Is it faith or works that saves? You may see here a schema in which the two things are conjoined: from the psychoanalysing work to the psychoanalytic faith, something is tied together that perhaps could retrospectively help illuminate the validity and the asymmetrical order in which those two formulas of salvation—by one or the other—were posed.

But it will surely seem more interesting to you—at least I hope so—to see, at the end of this discourse, something emerging, something which I must say is, for me, a surprise to find.

If it is true that in the field of the psychoanalytic act, what the analysand produces is the psychoanalyst, and if you reflect on that brief reference I made in passing regarding the essence, the universal consciousness of the worker, properly speaking as the subject of man’s exploitation by man, is it not the case that by focusing all attention on the economic exploitation around the alienation of the product of labor,

— this is not concealing something in the alienation that constitutes economic exploitation,
— this is not concealing one side of it—and perhaps not without motive—the side which would be the most cruel, and to which perhaps a number of political facts lend plausibility?

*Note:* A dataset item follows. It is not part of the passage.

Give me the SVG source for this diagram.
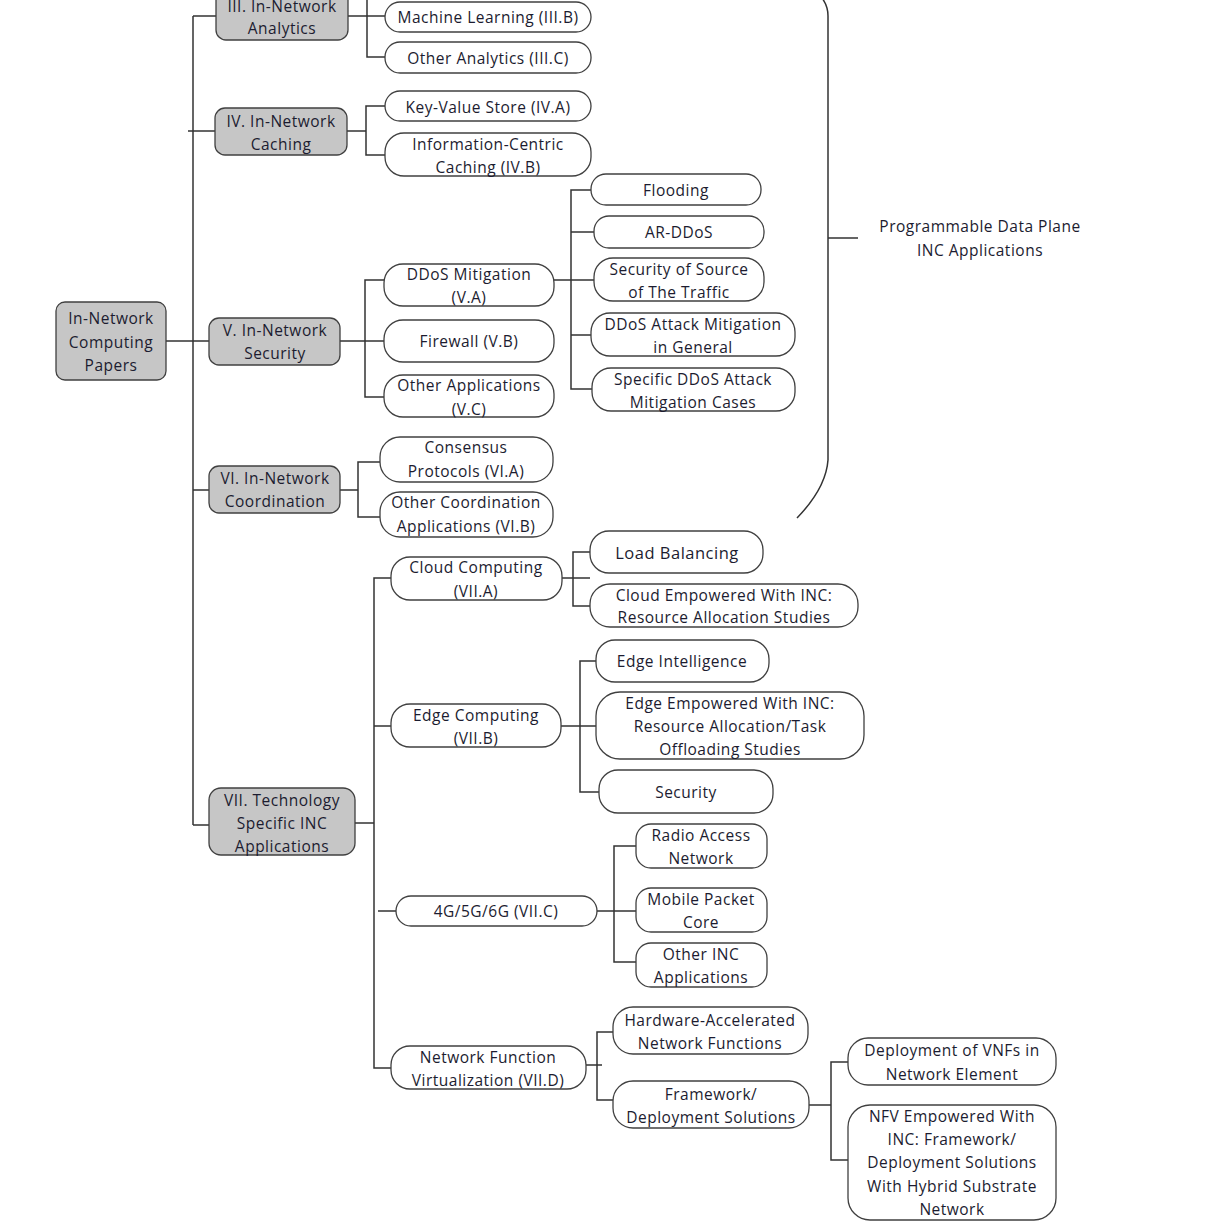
<svg xmlns="http://www.w3.org/2000/svg" width="1217" height="1231" viewBox="0 0 1217 1231">
<style>
  .g rect{fill:#c6c6c6;stroke:#404040;stroke-width:1.3}
  .w rect{fill:#ffffff;stroke:#404040;stroke-width:1.3}
  text{font-family:"Open Sans","Liberation Sans","DejaVu Sans",sans-serif;font-size:15.5px;letter-spacing:0.5px;fill:#1c1c30;text-anchor:middle;dominant-baseline:central}
  .conn path{fill:none;stroke:#333333;stroke-width:1.5}
</style>
<rect width="1217" height="1231" fill="#ffffff"/>
<g class="conn">
  <path d="M166 341H209 M193 16V825 M193 16H216 M188 131H215 M193 490H209 M193 825H209"/>
  <path d="M348 16H385 M367 0V57H385"/>
  <path d="M347 131H366 M385 106H366V155H385"/>
  <path d="M340 341H384 M384 280H365V397H384"/>
  <path d="M554 280H594 M591 190H571V389H592 M571 232H594 M571 335H591"/>
  <path d="M340 490H358 M380 462H358V517H380"/>
  <path d="M355 823H374 M391 578H374V1068H391 M374 726H391 M378 911H396"/>
  <path d="M562 578H590 M590 552H573V606H590"/>
  <path d="M561 726H596 M596 661H580V792H599"/>
  <path d="M597 911H636 M636 846H614V962H636"/>
  <path d="M586 1065H602 M613 1032H597V1100H613"/>
  <path d="M809 1105H831 M848 1062H831V1160H848"/>
  <path d="M822 -2Q828 6 828 16V460Q826 488 797 518 M828 238H858"/>
</g>
<g id="root" class="g"><rect x="56" y="302" width="110" height="78" rx="9"/><text x="111" y="318">In-Network</text><text x="111" y="342">Computing</text><text x="111" y="365">Papers</text></g>
<g id="n3" class="g"><rect x="216" y="-12" width="132" height="52" rx="10"/><text x="282" y="6">III. In-Network</text><text x="282" y="28">Analytics</text></g>
<g id="n4" class="g"><rect x="215" y="108" width="132" height="47" rx="10"/><text x="281" y="121">IV. In-Network</text><text x="281" y="144">Caching</text></g>
<g id="n5" class="g"><rect x="209" y="318" width="131" height="47" rx="10"/><text x="275" y="330">V. In-Network</text><text x="275" y="353">Security</text></g>
<g id="n6" class="g"><rect x="209" y="466" width="131" height="47" rx="10"/><text x="275" y="478">VI. In-Network</text><text x="275" y="501">Coordination</text></g>
<g id="n7" class="g"><rect x="209" y="788" width="146" height="67" rx="12"/><text x="282" y="800">VII. Technology</text><text x="282" y="823">Specific INC</text><text x="282" y="846">Applications</text></g>

<g id="n3b" class="w"><rect x="385" y="2" width="206" height="30" rx="15"/><text x="488" y="17">Machine Learning (III.B)</text></g>
<g id="n3c" class="w"><rect x="385" y="42" width="206" height="31" rx="15"/><text x="488" y="58">Other Analytics (III.C)</text></g>
<g id="n4a" class="w"><rect x="385" y="91" width="206" height="30" rx="15"/><text x="488" y="107">Key-Value Store (IV.A)</text></g>
<g id="n4b" class="w"><rect x="385" y="133" width="206" height="43" rx="19"/><text x="488" y="144">Information-Centric</text><text x="488" y="167">Caching (IV.B)</text></g>

<g id="n5a" class="w"><rect x="384" y="264" width="170" height="42" rx="19"/><text x="469" y="274">DDoS Mitigation</text><text x="469" y="297">(V.A)</text></g>
<g id="n5b" class="w"><rect x="384" y="320" width="170" height="42" rx="19"/><text x="469" y="341">Firewall (V.B)</text></g>
<g id="n5c" class="w"><rect x="384" y="375" width="170" height="42" rx="19"/><text x="469" y="385">Other Applications</text><text x="469" y="409">(V.C)</text></g>

<g id="nfl" class="w"><rect x="591" y="174" width="170" height="31" rx="15"/><text x="676" y="190">Flooding</text></g>
<g id="nar" class="w"><rect x="594" y="216" width="170" height="32" rx="15"/><text x="679" y="232">AR-DDoS</text></g>
<g id="nss" class="w"><rect x="594" y="258" width="170" height="43" rx="19"/><text x="679" y="269">Security of Source</text><text x="679" y="292">of The Traffic</text></g>
<g id="ndg" class="w"><rect x="591" y="313" width="204" height="43" rx="19"/><text x="693" y="324">DDoS Attack Mitigation</text><text x="693" y="347">in General</text></g>
<g id="nsd" class="w"><rect x="592" y="368" width="203" height="43" rx="19"/><text x="693" y="379">Specific DDoS Attack</text><text x="693" y="402">Mitigation Cases</text></g>

<g id="n6a" class="w"><rect x="380" y="437" width="173" height="45" rx="20"/><text x="466" y="447">Consensus</text><text x="466" y="471">Protocols (VI.A)</text></g>
<g id="n6b" class="w"><rect x="380" y="492" width="173" height="45" rx="20"/><text x="466" y="502">Other Coordination</text><text x="466" y="526">Applications (VI.B)</text></g>

<g id="n7a" class="w"><rect x="391" y="557" width="171" height="43" rx="19"/><text x="476" y="567">Cloud Computing</text><text x="476" y="591">(VII.A)</text></g>
<g id="nlb" class="w"><rect x="590" y="531" width="173" height="42" rx="19"/><text x="677" y="552" style="font-size:16.5px">Load Balancing</text></g>
<g id="nce" class="w"><rect x="590" y="584" width="268" height="43" rx="20"/><text x="724" y="595">Cloud Empowered With INC:</text><text x="724" y="617">Resource Allocation Studies</text></g>

<g id="n7b" class="w"><rect x="391" y="704" width="170" height="43" rx="19"/><text x="476" y="715">Edge Computing</text><text x="476" y="738">(VII.B)</text></g>
<g id="nei" class="w"><rect x="596" y="640" width="173" height="42" rx="19"/><text x="682" y="661">Edge Intelligence</text></g>
<g id="nee" class="w"><rect x="596" y="692" width="268" height="67" rx="24"/><text x="730" y="703">Edge Empowered With INC:</text><text x="730" y="726">Resource Allocation/Task</text><text x="730" y="749">Offloading Studies</text></g>
<g id="nsec" class="w"><rect x="599" y="770" width="174" height="43" rx="19"/><text x="686" y="792">Security</text></g>

<g id="n7c" class="w"><rect x="396" y="896" width="201" height="30" rx="15"/><text x="496" y="911">4G/5G/6G (VII.C)</text></g>
<g id="nran" class="w"><rect x="636" y="824" width="131" height="44" rx="15"/><text x="701" y="835">Radio Access</text><text x="701" y="858">Network</text></g>
<g id="nmpc" class="w"><rect x="636" y="888" width="131" height="44" rx="15"/><text x="701" y="899">Mobile Packet</text><text x="701" y="922">Core</text></g>
<g id="noinc" class="w"><rect x="636" y="943" width="131" height="44" rx="15"/><text x="701" y="954">Other INC</text><text x="701" y="977">Applications</text></g>

<g id="n7d" class="w"><rect x="391" y="1046" width="195" height="43" rx="19"/><text x="488" y="1057">Network Function</text><text x="488" y="1080">Virtualization (VII.D)</text></g>
<g id="nhw" class="w"><rect x="613" y="1007" width="195" height="47" rx="20"/><text x="710" y="1020">Hardware-Accelerated</text><text x="710" y="1043">Network Functions</text></g>
<g id="nfw" class="w"><rect x="613" y="1081" width="196" height="47" rx="20"/><text x="711" y="1094">Framework/</text><text x="711" y="1117">Deployment Solutions</text></g>
<g id="nvnf" class="w"><rect x="848" y="1038" width="208" height="47" rx="20"/><text x="952" y="1050">Deployment of VNFs in</text><text x="952" y="1074">Network Element</text></g>
<g id="nnfv" class="w"><rect x="848" y="1105" width="208" height="115" rx="22"/><text x="952" y="1116">NFV Empowered With</text><text x="952" y="1139">INC: Framework/</text><text x="952" y="1162">Deployment Solutions</text><text x="952" y="1186">With Hybrid Substrate</text><text x="952" y="1209">Network</text></g>

<g id="label"><text x="980" y="226">Programmable Data Plane</text><text x="980" y="250">INC Applications</text></g>
</svg>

Why would we not ask ourselves whether, at a certain level of the organization of production, it might precisely appear that the product of the worker, in some of its aspects, is in fact the singular form, the figure that the capitalist takes today? I mean that by following this thread and hence seeing the function of capitalist faith, take a few small references from what I have been indicating to you regarding the psychoanalytic act, and keep that in the margins of your mind, in relation to the remarks with which I will continue my discourse.

I will continue in fifteen days… in the name of the very vacation they give to the kids in the high schools, I grant it to myself, and I will meet you again in fifteen days.